* Start Task inputs *
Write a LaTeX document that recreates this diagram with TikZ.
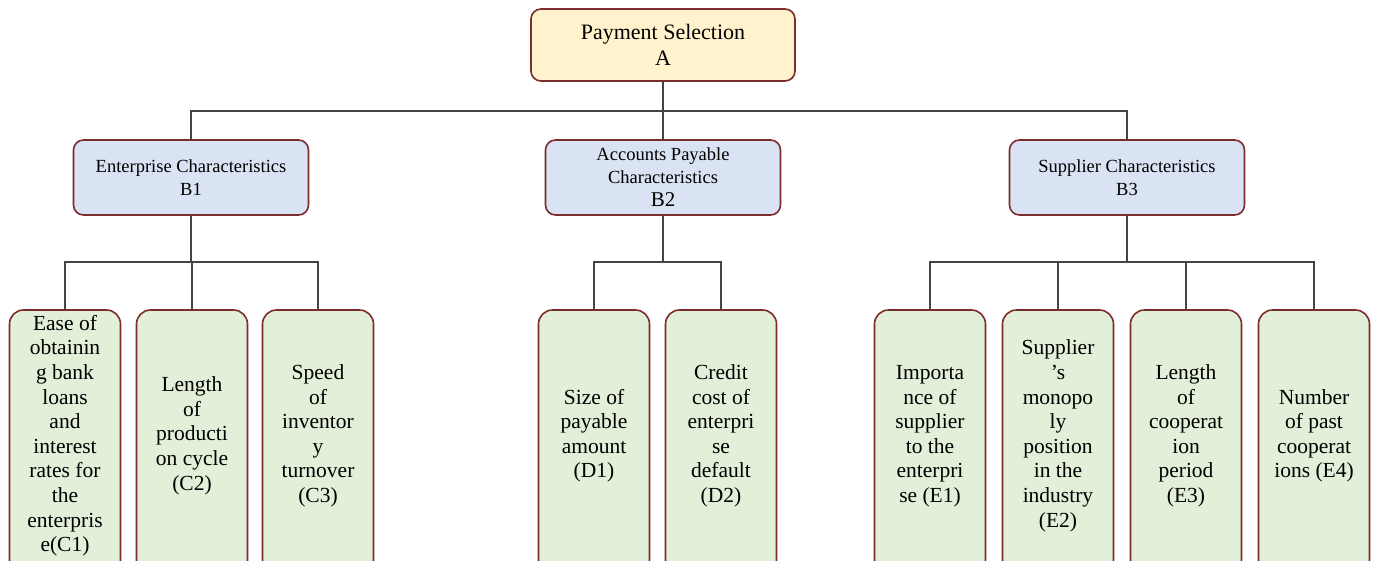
\documentclass[tikz,border=0pt]{standalone}
\usepackage{fontspec}
\setmainfont{Liberation Serif}
\definecolor{bordc}{HTML}{7B2C2C}
\definecolor{linec}{HTML}{444444}
\definecolor{topfill}{HTML}{FFF2CC}
\definecolor{midfill}{HTML}{DAE3F3}
\definecolor{leaffill}{HTML}{E2EFD9}
\newcommand{\leafcontent}[1]{\raisebox{9pt}[\height][\depth]{\begin{tabular}{@{}c@{}}#1\end{tabular}}}
\tikzset{
  topbox/.style={draw=bordc, line width=1.6pt, fill=topfill, rounded corners=10pt,
    minimum width=264pt, minimum height=72pt, align=center, inner sep=0pt,
    font=\fontsize{22}{26}\selectfont},
  midbox/.style={draw=bordc, line width=1.6pt, fill=midfill, rounded corners=10pt,
    minimum width=235pt, minimum height=75pt, align=center, inner sep=0pt,
    font=\fontsize{18.5}{22.5}\selectfont},
  leafbox/.style={draw=bordc, line width=1.6pt, fill=leaffill, rounded corners=14pt,
    minimum width=111pt, minimum height=270pt, inner sep=0pt,
    font=\fontsize{21.5}{24.6}\selectfont},
  conn/.style={draw=linec, line width=1.8pt}
}
\begin{document}
\begin{tikzpicture}[x=1pt,y=-1pt]
\useasboundingbox (0,0) rectangle (1377,560);
\clip (0,0) rectangle (1377,560);
\fill[white] (0,0) rectangle (1377,560);

\node[topbox] (A) at (663,45) {Payment Selection\\A};

\node[midbox] (B1) at (191,177.5) {Enterprise Characteristics\\B1};
\node[midbox] (B2) at (663,177.5) {Accounts Payable\\Characteristics\\[1pt]{\fontsize{21}{22}\selectfont B2}};
\node[midbox] (B3) at (1127,177.5) {Supplier Characteristics\\B3};

\node[leafbox] (C1) at (65,445) {\leafcontent{Ease of\\obtainin\\g bank\\loans\\and\\interest\\rates for\\the\\enterpris\\e(C1)}};
\node[leafbox] (C2) at (192,445) {\leafcontent{Length\\of\\producti\\on cycle\\(C2)}};
\node[leafbox] (C3) at (318,445) {\leafcontent{Speed\\of\\inventor\\y\\turnover\\(C3)}};

\node[leafbox] (D1) at (594,445) {\leafcontent{Size of\\payable\\amount\\(D1)}};
\node[leafbox] (D2) at (721,445) {\leafcontent{Credit\\cost of\\enterpri\\se\\default\\(D2)}};

\node[leafbox] (E1) at (930,445) {\leafcontent{Importa\\nce of\\supplier\\to the\\enterpri\\se (E1)}};
\node[leafbox] (E2) at (1058,445) {\leafcontent{Supplier\\'s\\monopo\\ly\\position\\in the\\industry\\(E2)}};
\node[leafbox] (E3) at (1186,445) {\leafcontent{Length\\of\\cooperat\\ion\\period\\(E3)}};
\node[leafbox] (E4) at (1314,445) {\leafcontent{Number\\of past\\cooperat\\ions (E4)}};

\coordinate (busA) at (663,111);
\draw[conn] (A.south) -- (busA);
\draw[conn] (B1.north) -- (B1.north |- busA) -- (B3.north |- busA) -- (B3.north);
\draw[conn] (busA) -- (B2.north);

\draw[conn] (B1.south) -- (B1.south |- 0,262);
\draw[conn] (C1.north) -- (C1.north |- 0,262) -- (C3.north |- 0,262) -- (C3.north);
\draw[conn] (C2.north) -- (C2.north |- 0,262);

\draw[conn] (B2.south) -- (B2.south |- 0,262);
\draw[conn] (D1.north) -- (D1.north |- 0,262) -- (D2.north |- 0,262) -- (D2.north);

\draw[conn] (B3.south) -- (B3.south |- 0,262);
\draw[conn] (E1.north) -- (E1.north |- 0,262) -- (E4.north |- 0,262) -- (E4.north);
\draw[conn] (E2.north) -- (E2.north |- 0,262);
\draw[conn] (E3.north) -- (E3.north |- 0,262);
\end{tikzpicture}
\end{document}
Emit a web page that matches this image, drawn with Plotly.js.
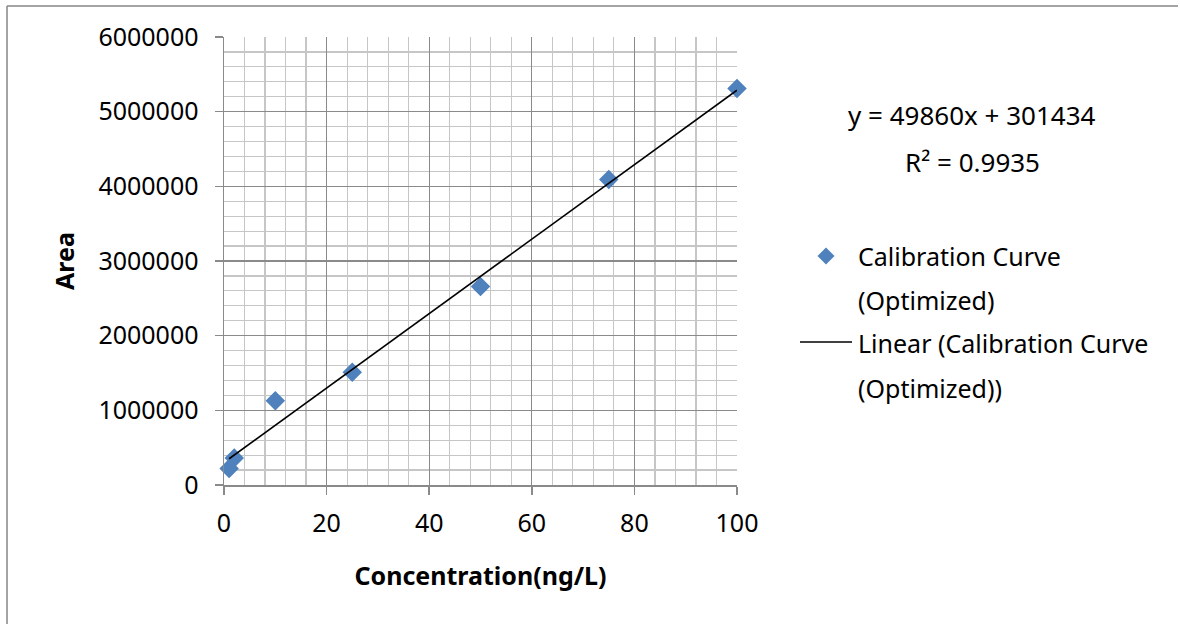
<!DOCTYPE html>
<html>
<head>
<meta charset="utf-8">
<script src="https://cdn.plot.ly/plotly-3.0.1.min.js"></script>
<style>
  html, body { margin: 0; padding: 0; background: #ffffff; overflow: hidden; }
  #chart { width: 1180px; height: 624px; }
</style>
</head>
<body>
<div id="chart"></div>
<script>
// Calibration standards: concentration (ng/L) vs. peak area
const concentration = [1, 2, 10, 25, 50, 75, 100];
const area = [220000, 360000, 1130000, 1510000, 2660000, 4090000, 5310000];

// Linear trendline coefficients and fit quality
const slope = 49860;
const intercept = 301434;
const rSquared = 0.9935;

const seriesName = 'Calibration Curve (Optimized)';
const legendLines = ['Calibration Curve', '(Optimized)', 'Linear (Calibration Curve', '(Optimized))'];

const W = 1180, H = 624;
const M = { l: 224, r: 443, t: 37, b: 139 };
const plotW = W - M.l - M.r;
const plotH = H - M.t - M.b;
// pixel -> paper helpers for decorations outside the plot area
const px = x => (x - M.l) / plotW;
const py = y => (H - M.b - y) / plotH;

const FONT = '"Noto Sans", "Open Sans", sans-serif';
const BLUE = '#4F81BD';
const GRID_MAJOR = '#8a8a8a';
const GRID_MINOR = '#c6c6c6';

const trendX = [Math.min(...concentration), Math.max(...concentration)];
const trendY = trendX.map(x => slope * x + intercept);

const traces = [
  {
    x: concentration, y: area, type: 'scatter', mode: 'markers',
    name: seriesName, showlegend: false,
    marker: { symbol: 'diamond', size: 15, color: BLUE, line: { width: 0 } },
    cliponaxis: false
  },
  {
    x: trendX, y: trendY, type: 'scatter', mode: 'lines',
    name: 'Linear (' + seriesName + ')', showlegend: false,
    line: { color: '#000000', width: 1.6 }
  }
];

const textFont = { family: FONT, size: 25, color: '#000000' };
const eqFont = { family: FONT, size: 26, color: '#000000' };

const annotations = [
  { text: 'y = ' + slope + 'x + ' + intercept, x: px(972), y: py(115) },
  { text: 'R² = ' + rSquared, x: px(972), y: py(162) }
].map(a => Object.assign({
  xref: 'paper', yref: 'paper', xanchor: 'center', yanchor: 'middle',
  showarrow: false, font: eqFont
}, a));

const legendY = [256, 300, 343, 388];
legendLines.forEach((t, i) => annotations.push({
  text: t, xref: 'paper', yref: 'paper', x: px(856), y: py(legendY[i]),
  xanchor: 'left', yanchor: 'middle', showarrow: false, font: textFont
}));

const d = 8.5; // legend diamond half-size in px
const frame = { color: '#868686', width: 1.5 };
const shapes = [
  // chart frame (left and top edges inside the page)
  { type: 'line', xref: 'paper', yref: 'paper',
    x0: px(7), x1: px(7), y0: py(6), y1: py(H), line: frame },
  { type: 'line', xref: 'paper', yref: 'paper',
    x0: px(7), x1: px(W - 2), y0: py(6), y1: py(6), line: frame },
  // legend marker symbol
  { type: 'path', xref: 'paper', yref: 'paper',
    path: 'M ' + px(826) + ' ' + py(256 - d) + ' L ' + px(826 + d) + ' ' + py(256) +
          ' L ' + px(826) + ' ' + py(256 + d) + ' L ' + px(826 - d) + ' ' + py(256) + ' Z',
    fillcolor: BLUE, line: { width: 0 } },
  // legend line symbol
  { type: 'line', xref: 'paper', yref: 'paper',
    x0: px(800), x1: px(852), y0: py(342), y1: py(342),
    line: { color: '#000000', width: 1.6 } }
];

const layout = {
  width: W, height: H,
  margin: M,
  paper_bgcolor: '#ffffff', plot_bgcolor: '#ffffff',
  font: textFont,
  showlegend: false,
  xaxis: {
    range: [0, 100], dtick: 20, tick0: 0,
    showgrid: true, gridcolor: GRID_MAJOR, gridwidth: 1.2,
    minor: { dtick: 4, tick0: 0, showgrid: true, gridcolor: GRID_MINOR, gridwidth: 1.2, ticks: '' },
    showline: true, linecolor: GRID_MAJOR, linewidth: 1.5,
    ticks: 'outside', ticklen: 8, tickcolor: GRID_MAJOR, tickwidth: 1.5,
    ticklabelstandoff: 7,
    zeroline: false, fixedrange: true,
    tickfont: textFont,
    title: { text: '<b>Concentration(ng/L)</b>', standoff: 30, font: textFont }
  },
  yaxis: {
    range: [0, 6000000], dtick: 1000000, tick0: 0, tickformat: 'd',
    showgrid: true, gridcolor: GRID_MAJOR, gridwidth: 1.2,
    minor: { dtick: 200000, tick0: 0, showgrid: true, gridcolor: GRID_MINOR, gridwidth: 1.2, ticks: '' },
    showline: true, linecolor: GRID_MAJOR, linewidth: 1.5,
    ticks: 'outside', ticklen: 8, tickcolor: GRID_MAJOR, tickwidth: 1.5,
    ticklabelstandoff: 11,
    zeroline: false, fixedrange: true,
    tickfont: textFont,
    title: { text: '<b>Area</b>', standoff: 16, font: textFont }
  },
  annotations: annotations,
  shapes: shapes
};

Plotly.newPlot('chart', traces, layout, { staticPlot: true, displayModeBar: false });
</script>
</body>
</html>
* End Task inputs *
_Directions for this task_. Omit all pictures, and reproduce exactly the lines from the one holding "Emit a web page" through the one holding "const GRID_MINOR = '#c6c6c6';", both included.

_Task response_.
Emit a web page that matches this image, drawn with Plotly.js.
<!DOCTYPE html>
<html>
<head>
<meta charset="utf-8">
<script src="https://cdn.plot.ly/plotly-3.0.1.min.js"></script>
<style>
  html, body { margin: 0; padding: 0; background: #ffffff; overflow: hidden; }
  #chart { width: 1180px; height: 624px; }
</style>
</head>
<body>
<div id="chart"></div>
<script>
// Calibration standards: concentration (ng/L) vs. peak area
const concentration = [1, 2, 10, 25, 50, 75, 100];
const area = [220000, 360000, 1130000, 1510000, 2660000, 4090000, 5310000];

// Linear trendline coefficients and fit quality
const slope = 49860;
const intercept = 301434;
const rSquared = 0.9935;

const seriesName = 'Calibration Curve (Optimized)';
const legendLines = ['Calibration Curve', '(Optimized)', 'Linear (Calibration Curve', '(Optimized))'];

const W = 1180, H = 624;
const M = { l: 224, r: 443, t: 37, b: 139 };
const plotW = W - M.l - M.r;
const plotH = H - M.t - M.b;
// pixel -> paper helpers for decorations outside the plot area
const px = x => (x - M.l) / plotW;
const py = y => (H - M.b - y) / plotH;

const FONT = '"Noto Sans", "Open Sans", sans-serif';
const BLUE = '#4F81BD';
const GRID_MAJOR = '#8a8a8a';
const GRID_MINOR = '#c6c6c6';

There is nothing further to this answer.